Electrochemical Response of Cold‐Sintered Cathode‐Hybrid Electrolyte Bilayers: Deep Insights into the Determining Kinetic Mechanisms via Operando Electrochemical Impedance Characterization

This study demonstrates the successful fabrication of solid‐state bilayers using LiFePO₄ (LFP) cathodes and Li 1.3 Al 0.3 Ti 1.7 (PO4) 3 (LATP)‐based Composite Solid Electrolytes (CSEs) via Cold Sintering Process (CSP). By optimizing the sintering pressure, it is achieved an intimate contact between the cathode and the solid electrolyte, leading to an enhanced electrochemical performance. Bilayers cold sintered at 300 MPa and a low‐sintering temperature of 150 °C exhibit high ionic conductivities (0.5 mS cm −1 ) and stable specific capacities at room temperature (160.1 mAh g −1 LFP at C/10 and 75.8 mAh g −1 LFP at 1 C).

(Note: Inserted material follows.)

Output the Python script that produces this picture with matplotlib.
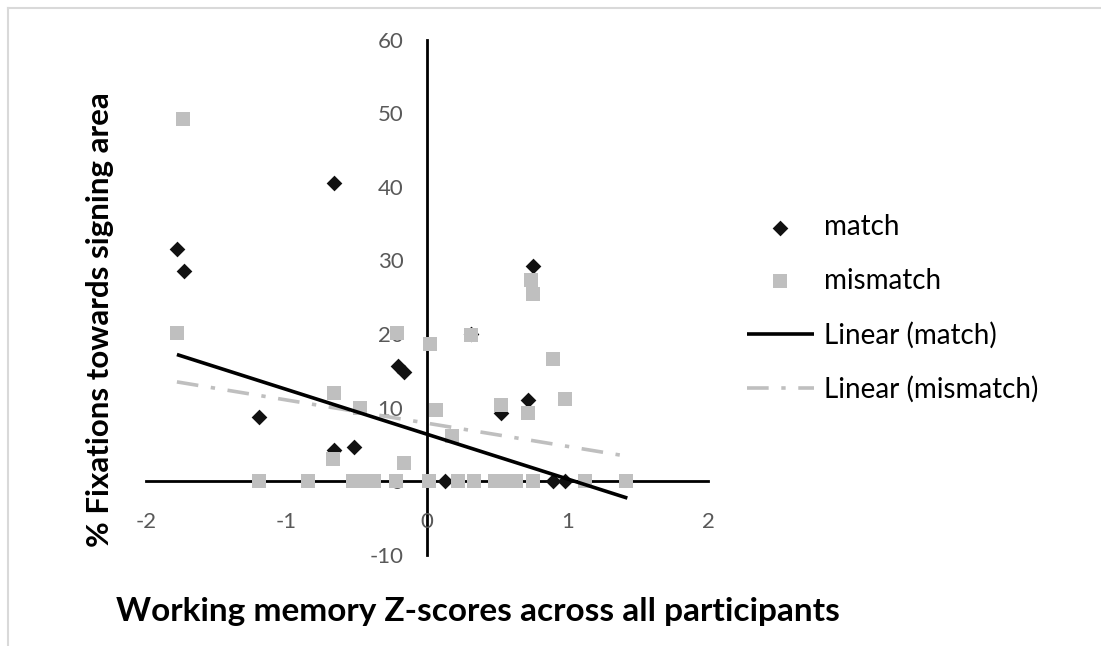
import matplotlib
matplotlib.use("Agg")
import matplotlib.pyplot as plt
from matplotlib.lines import Line2D
import numpy as np

# ---- data ----
match_x = [-1.78, -1.73, -0.66, -1.196, -0.66, -0.52, -0.204, -0.164,
           0.757, 0.72, 0.525, 0.31, 0.128, 0.895, 0.98]
match_y = [31.6, 28.6, 40.5, 8.7, 4.2, 4.6, 15.6, 14.8,
           29.2, 11.0, 9.3, 20.0, 0.0, 0.0, 0.0]

mismatch_x = [-1.734, -1.78, -0.66, -0.48, -0.667, -0.164, 0.02, 0.064,
              -0.215, 0.176, 0.313, 0.525, 0.72, 0.738, 0.757, 0.895, 0.985,
              -1.196, -0.85, -0.527, -0.448, -0.377, -0.224, 0.015, 0.22,
              0.335, 0.484, 0.559, 0.633, 0.754, 1.125, 1.418]
mismatch_y = [49.2, 20.2, 12.0, 9.9, 3.1, 2.5, 18.6, 9.7,
              20.1, 6.1, 19.9, 10.4, 9.3, 27.4, 25.5, 16.6, 11.2,
              0, 0, 0, 0, 0, 0, 0, 0,
              0, 0, 0, 0, 0, 0, 0]

# linear trend lines (slope, intercept)
trend_match = [-6.08, 6.4]
trend_mismatch = [-3.15, 7.9]
trend_x_range = [-1.78, 1.426]

x_ticks = [-2, -1, 0, 1, 2]
y_ticks = [-10, 0, 10, 20, 30, 40, 50, 60]

GRAY = "#BFBFBF"
TICK_COLOR = "#595959"
FONT = ["Lato", "DejaVu Sans"]
plt.rcParams["font.family"] = FONT

W, H = 1101, 646
fig = plt.figure(figsize=(W / 100, H / 100), dpi=100)

# figure border (light gray, top & left visible)
fig.add_artist(Line2D([8 / W, 1], [1 - 8 / H, 1 - 8 / H], color="#D9D9D9", lw=1.5,
                      transform=fig.transFigure))
fig.add_artist(Line2D([8 / W, 8 / W], [0, 1 - 8 / H], color="#D9D9D9", lw=1.5,
                      transform=fig.transFigure))

left, right, top, bottom = 146, 708, 39.5, 555
ax = fig.add_axes([left / W, 1 - bottom / H, (right - left) / W, (bottom - top) / H])
ax.set_xlim(-2, 2)
ax.set_ylim(-10, 60)
ax.patch.set_alpha(0)

ax.scatter(match_x, match_y, marker="D", s=8.0 ** 2, color="#111111",
           linewidths=0, zorder=1.5, label="match")
ax.scatter(mismatch_x, mismatch_y, marker="s", s=10.5 ** 2, color=GRAY,
           linewidths=0, zorder=1.6, label="mismatch")

tx = np.array(trend_x_range)
ax.plot(tx, trend_match[0] * tx + trend_match[1], color="black", lw=2.6,
        zorder=1.8, solid_capstyle="butt", label="Linear (match)")
ax.plot(tx, trend_mismatch[0] * tx + trend_mismatch[1], color=GRAY, lw=2.6,
        zorder=1.7, dashes=(6, 3.5, 1.2, 3.5), label="Linear (mismatch)")

for s in ["top", "right"]:
    ax.spines[s].set_visible(False)
ax.spines["left"].set_position(("data", 0))
ax.spines["bottom"].set_position(("data", 0))
for s in ["left", "bottom"]:
    ax.spines[s].set_linewidth(2.0)
    ax.spines[s].set_color("black")
    ax.spines[s].set_zorder(1.4)

ax.set_xticks(x_ticks)
ax.set_yticks(y_ticks)
ax.set_xticklabels([str(v) for v in x_ticks])
ax.set_yticklabels([str(v) for v in y_ticks])
ax.tick_params(axis="both", length=0, labelsize=16, labelcolor=TICK_COLOR)
ax.tick_params(axis="x", pad=22)
ax.tick_params(axis="y", pad=17)

fig.text(478 / W, 1 - 612 / H, "Working memory Z-scores across all participants",
         ha="center", va="center", fontsize=24, fontweight="bold", color="black")
fig.text(100 / W, 1 - 320 / H, "% Fixations towards signing area",
         ha="center", va="center", rotation=90, fontsize=22.5, fontweight="bold",
         color="black")

leg = ax.legend(loc="upper left", bbox_to_anchor=(747 / W, 1 - 214 / H),
                bbox_transform=fig.transFigure, frameon=False, fontsize=20,
                handlelength=2.4, handletextpad=0.36, labelspacing=1.0,
                borderaxespad=0, borderpad=0)
for t in leg.get_texts():
    t.set_color("black")

fig.savefig("out.png", dpi=100)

Moreover, an operando electrochemical impedance spectroscopy (EIS) technique is employed to identify limiting factors of the bilayer kinetics and to anticipate the overall electrochemical behavior. Results suggest that capacity fading can occur in samples prepared with high sintering pressures due to a volume reduction in the LFP crystalline cell. This work demonstrates the potential of CSP to produce straightforward high‐performance bilayers and introduces a valuable non‐destructive instrument for understanding and avoiding degradation in solid‐state lithium‐based batteries.